The Fire Next Time (after James Baldwin), 2022
& Where Do We Go From Here (after Martin Luther King), 2020
The Fire Next Time (1963) is a collection of two essays by American author and activist James Baldwin which sought to garner publicity for the Civil Rights movement. Published four years later, Martin Luther Kings text, Where Do We Go from Here (1967), offered a way forward following the 1964 Civil Rights Act, calling for a nonviolent yet extensive social change that bypassed contemporary divides such as separatism and desegregation to call for a cross-party movement in the US. Abreu described, We conducted a series of seances of sorts in which MLK and Baldwin were conjured to collaborate with us. During workshops, excerpts from both books were read and participants were encouraged to use blades to scalpel the texts and create poetry by subtraction, addition, and omission. Here, cutting, pasting, and obliterating foster novel modes of interpretation.

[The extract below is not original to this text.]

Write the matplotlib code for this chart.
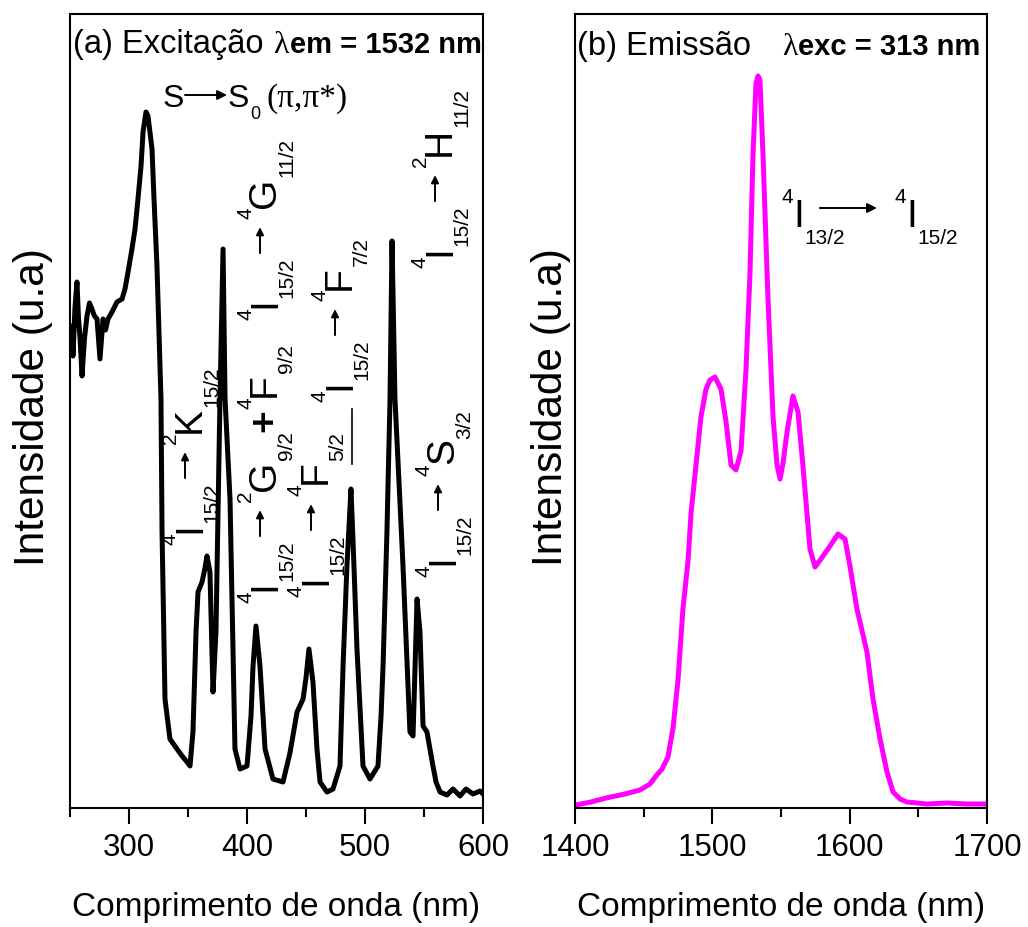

Studio K.O.S. is Angel Abreu (b. Bronx, NY, USA 1974) and Ricardo Savinon (b. New York, NY, USA 1971). Their selected solo exhibitions include Invisible Man, O-Town House, Los Angeles, USA (2022) and Studio K.O.S: The Continuing Legacy of Tim Rollins and the Kids of Survival, Wexler Gallery, Philadelphia, PA, USA (2021). Solo exhibitions of Tim Rollins and K.O.S include Unbound, Portland Museum of Art, Portland, USA (2016); Rivers, SCAD Museum of Art, Savannah, USA (2014); On Transfiguration, Museum für Gegenwartskunst, Basel, Switzerland (2012), The Black Spot, Talbot Rice Gallery, Edinburgh, UK (2012); and Arnolfini Gallery, Bristol, UK (1998). Their works are held in museum collections including The Art Institute of Chicago, Chicago, USA; Dallas Museum of Art, Dallas, USA; Foundation for Contemporary Art, Mexico City, Mexico; Solomon R. Guggenheim Museum, New York, USA; The Museum of Modern Art, Osaka, Japan; Stedelijk Museum, Amsterdam, The Netherlands; Tate Gallery, London, UK; The Whitney Museum of American Art, New York, USA, MoMA, New York USA.